High heat flux ablation behaviors of Ir-Hf coatings in wind tunnel tests up to 6.6 MW/m²

Abstract

The Ir-Hf coatings have good resistance to oxidative ablation, in order to investigate the ablation resistance limit and ablation failure mechanism of the Ir-Hf coatings, graphite/Re/Ir/Ir-Hf samples were prepared by an optimized pack cementation method. The Ir-Hf coating samples were tested for anti-ablation properties under stepwise and constant working conditions in a high-frequency plasma wind tunnel, respectively. The results showed that the Ir-Hf coating passed the high-frequency plasma wind tunnel test at a heat flux of 5.7 MW/m2 for 650 s without defects.

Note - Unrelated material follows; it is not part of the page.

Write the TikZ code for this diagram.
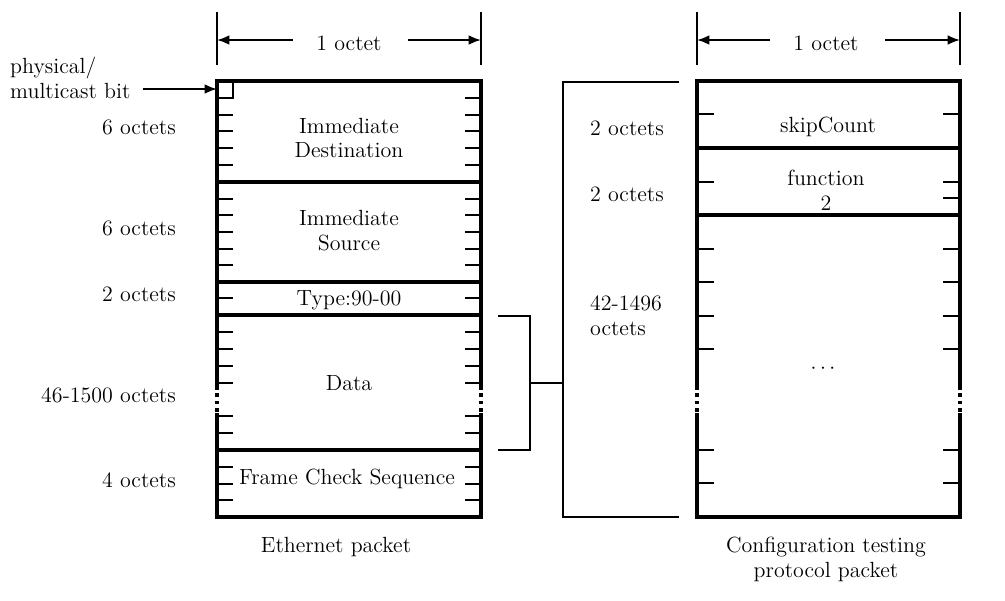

And the heat flux limit of the Ir-Hf coating was about 6.6 MW/m2 in the plasma wind tunnel with a lifetime no less than 400 s and a surface temperature of about 2200℃, exceeding most of the reported heat flux limits for non-ablative materials, such as SiC, ZrB2 and HfC. The failure mechanism of the Ir-Hf coating is as follows: when the surface temperature reaches a certain level, the interface temperature between Ir and the oxide layer will exceed its low eutectic point and a liquid phase will appear, triggering failure. The Ir-Hf coatings have the advantages of high heat flux resistance, zero ablation, low thermal response and good protection of the graphite substrate, which makes them promising as the thermal protection coatings in ultra-high temperature (over 2000 °C) aerospace applications.